Work required: Reproduce nothing except the lines between the line with "Output the Python" and the line with "import pandas as pd", both ends included, and please leave out pictures.
* BEGIN Records for the task *
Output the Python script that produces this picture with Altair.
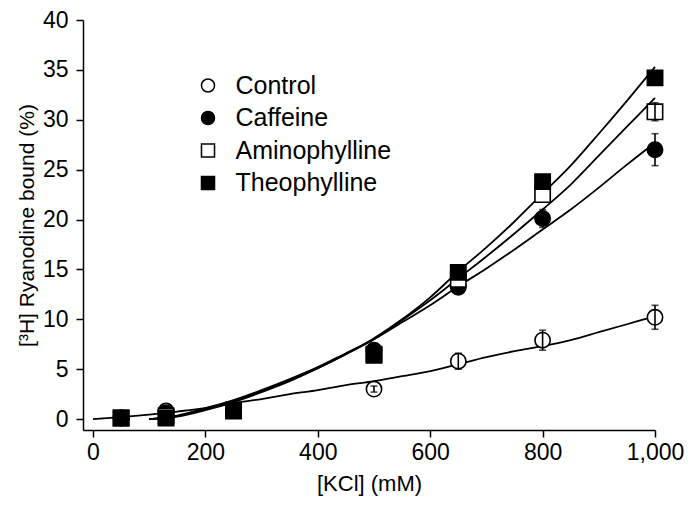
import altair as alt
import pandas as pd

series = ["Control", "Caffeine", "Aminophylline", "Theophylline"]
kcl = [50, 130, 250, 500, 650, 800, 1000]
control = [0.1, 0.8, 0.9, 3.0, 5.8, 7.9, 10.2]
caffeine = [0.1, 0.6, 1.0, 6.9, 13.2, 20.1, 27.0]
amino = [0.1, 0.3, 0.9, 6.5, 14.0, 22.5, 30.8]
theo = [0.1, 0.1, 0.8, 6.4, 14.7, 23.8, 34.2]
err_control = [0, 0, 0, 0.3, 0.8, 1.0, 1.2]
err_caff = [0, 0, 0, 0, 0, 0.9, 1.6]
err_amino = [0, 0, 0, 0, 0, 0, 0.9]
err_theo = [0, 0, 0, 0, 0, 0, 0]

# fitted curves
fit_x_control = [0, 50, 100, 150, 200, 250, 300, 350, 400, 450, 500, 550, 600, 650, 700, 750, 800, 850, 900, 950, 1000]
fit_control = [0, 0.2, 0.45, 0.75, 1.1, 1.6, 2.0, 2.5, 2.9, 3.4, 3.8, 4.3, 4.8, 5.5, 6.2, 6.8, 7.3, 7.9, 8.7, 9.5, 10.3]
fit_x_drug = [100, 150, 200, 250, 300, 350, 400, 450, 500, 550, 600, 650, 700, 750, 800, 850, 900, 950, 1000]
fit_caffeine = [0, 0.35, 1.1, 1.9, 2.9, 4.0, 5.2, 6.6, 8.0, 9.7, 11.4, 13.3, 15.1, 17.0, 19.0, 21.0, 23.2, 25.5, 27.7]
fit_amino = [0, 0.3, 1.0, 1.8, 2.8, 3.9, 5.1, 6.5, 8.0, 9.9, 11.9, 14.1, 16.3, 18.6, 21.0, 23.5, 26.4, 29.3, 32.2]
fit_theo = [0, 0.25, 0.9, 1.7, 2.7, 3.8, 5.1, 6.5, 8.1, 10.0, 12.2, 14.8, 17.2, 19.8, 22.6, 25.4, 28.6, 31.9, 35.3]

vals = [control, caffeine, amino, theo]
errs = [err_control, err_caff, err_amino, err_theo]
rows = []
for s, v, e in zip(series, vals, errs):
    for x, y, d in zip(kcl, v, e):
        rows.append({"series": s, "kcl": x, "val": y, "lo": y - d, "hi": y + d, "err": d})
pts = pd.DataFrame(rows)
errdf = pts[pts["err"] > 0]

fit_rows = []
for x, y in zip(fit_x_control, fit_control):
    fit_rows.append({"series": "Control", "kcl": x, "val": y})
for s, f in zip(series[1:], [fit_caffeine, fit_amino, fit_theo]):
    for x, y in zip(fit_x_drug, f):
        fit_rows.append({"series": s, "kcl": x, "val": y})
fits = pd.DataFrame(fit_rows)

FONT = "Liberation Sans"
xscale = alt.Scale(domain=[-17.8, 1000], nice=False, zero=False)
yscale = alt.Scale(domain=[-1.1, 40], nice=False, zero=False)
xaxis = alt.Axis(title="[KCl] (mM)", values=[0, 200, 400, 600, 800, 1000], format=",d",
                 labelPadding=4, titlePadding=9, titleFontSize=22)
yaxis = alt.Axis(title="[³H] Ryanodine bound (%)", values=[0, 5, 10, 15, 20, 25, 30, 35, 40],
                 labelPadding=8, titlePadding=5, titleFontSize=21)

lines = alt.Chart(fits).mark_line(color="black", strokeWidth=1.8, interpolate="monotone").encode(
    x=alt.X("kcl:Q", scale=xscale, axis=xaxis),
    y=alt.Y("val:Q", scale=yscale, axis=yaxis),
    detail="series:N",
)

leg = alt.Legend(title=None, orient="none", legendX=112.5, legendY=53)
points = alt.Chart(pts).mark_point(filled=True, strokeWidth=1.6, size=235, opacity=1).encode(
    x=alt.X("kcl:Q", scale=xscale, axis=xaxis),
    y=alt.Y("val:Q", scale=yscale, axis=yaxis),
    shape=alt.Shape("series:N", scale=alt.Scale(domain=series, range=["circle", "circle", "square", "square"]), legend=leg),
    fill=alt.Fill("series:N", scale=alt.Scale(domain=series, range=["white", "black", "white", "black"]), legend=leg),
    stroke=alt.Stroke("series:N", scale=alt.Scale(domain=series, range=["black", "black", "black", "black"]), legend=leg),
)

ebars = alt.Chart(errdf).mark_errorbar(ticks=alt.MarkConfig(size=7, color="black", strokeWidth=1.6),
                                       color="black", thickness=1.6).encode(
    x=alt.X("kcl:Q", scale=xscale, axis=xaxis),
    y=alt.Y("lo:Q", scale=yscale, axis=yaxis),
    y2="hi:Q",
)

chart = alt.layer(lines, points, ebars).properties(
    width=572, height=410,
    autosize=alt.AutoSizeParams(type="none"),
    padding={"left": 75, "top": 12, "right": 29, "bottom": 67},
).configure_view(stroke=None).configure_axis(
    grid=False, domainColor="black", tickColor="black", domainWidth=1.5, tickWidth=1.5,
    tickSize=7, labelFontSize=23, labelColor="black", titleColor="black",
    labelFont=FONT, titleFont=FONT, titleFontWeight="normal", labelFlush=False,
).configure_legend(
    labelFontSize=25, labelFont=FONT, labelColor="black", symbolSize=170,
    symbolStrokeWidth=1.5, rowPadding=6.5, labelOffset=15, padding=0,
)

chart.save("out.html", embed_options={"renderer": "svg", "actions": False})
* END Records for the task *
* BEGIN Records for the task *
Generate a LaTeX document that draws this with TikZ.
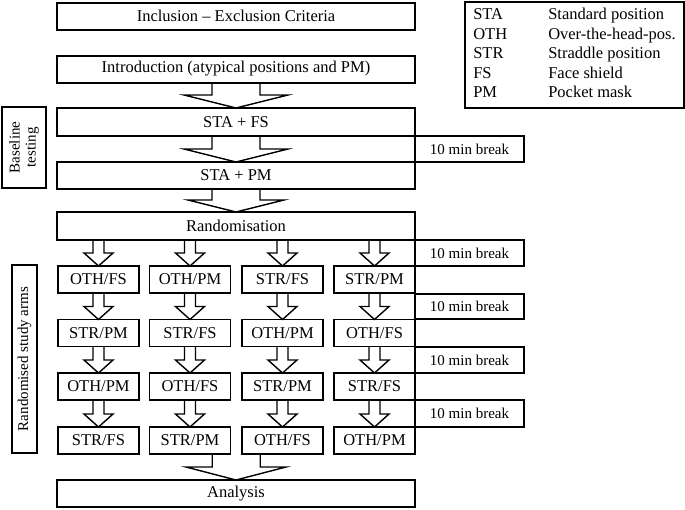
* END Records for the task *
Completed exercise:
Output the Python script that produces this picture with Altair.
import altair as alt
import pandas as pd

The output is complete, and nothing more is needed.